I wish I were a bird. They can fly. Fly over the fence. Away from this god-forsaken place. Away from Poland, from Europe, over the sea to Britain, where they aren’t looking for me.
Mother grabs my shoulder. “Where were you?” she yells, shaking me.
“Being a bird.” I tell her, because I have nothing better to say.
“Get back to work.” She replies tersely.
I nod, still a bird in my mind.
The summer passes slowly. We eat little, sleep little, and work too much. My legs and feet ache. The leaves drop off the trees. The birds fly south, calling out to one another as they fly.
New faces show up at the camp. A girl about my age arrives in early fall, weighed down by the burdens of life and carrying two babies as she supports her dying moth through the gate. Her mother disappears a week later. Everyone knows where she went, but nobody dares to say.
Fall turns to winter and I meet the girl at last.
Her name is Maurine. She’s Fifteen. Her sisters are two. And she, too, wishes to be a bird.
Somehow we form a friendship, surpassing all the camp’s wishes. She’s so similar to me that I want to yell it to the entire world.
But of course something has to happen. Something terrible. Something life changing. I didn’t expect it. Nobody did.
Her sisters are gone, gone to be experimented on by the Angel of Death himself. There have been whispers all through the camp of his deeds. He has taken identical twins, they say, taken then and given a disease to one and killed the other.
Maurine is devastated.
Who will be next? I ask myself the same question every night. Who will be taken?
It’s not me. Not Maurine. It’s Mama.
The world is dark and grey. No light shines through the burnt our sky. I am living a nightmare that I cannot get out of. “Take me!” I plead in my dreams. “Take me and not her!”
Winter’s snow begins to melt, creating muddy puddles of water in the roads.

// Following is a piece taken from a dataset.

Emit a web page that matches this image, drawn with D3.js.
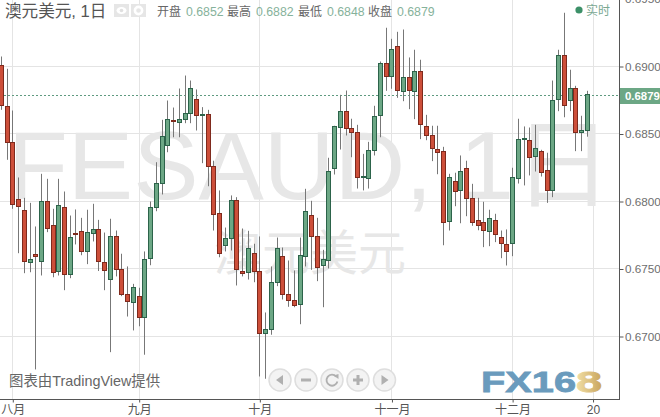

The bids come back and in my mind I follow them, all the way over the ocean, to a place other than this.
I wrap myself in darkness, a cloak, a shield against the evil done here. I do not speak. I do not eat. I work very little. Maurine tries to get through to me, but she can’t. I stay by myself, a body devoid of spirit. Nobody comes near, nobody cares enough to do anything.
Summer comes to the camp again and I stay hidden, weaker and weaker everyday. And finally they come for me.
The death camp. What a horrible name. I shiver as we pass through the Stone Gates of No Return. They take me to a tent. A tent. I want to scream, “Kill me now! I don’t want to live!”
I don’t. I wait. I don’t know how much time has passes when they come for me again.
We near a brick building and suddenly I want to live. I don’t want to die. Silent tears run down my face. How could I have done this to myself? I want to live. I don’t want to go in the building.
But I have to. And just for a moment, as I step through the door, the birds stop singing.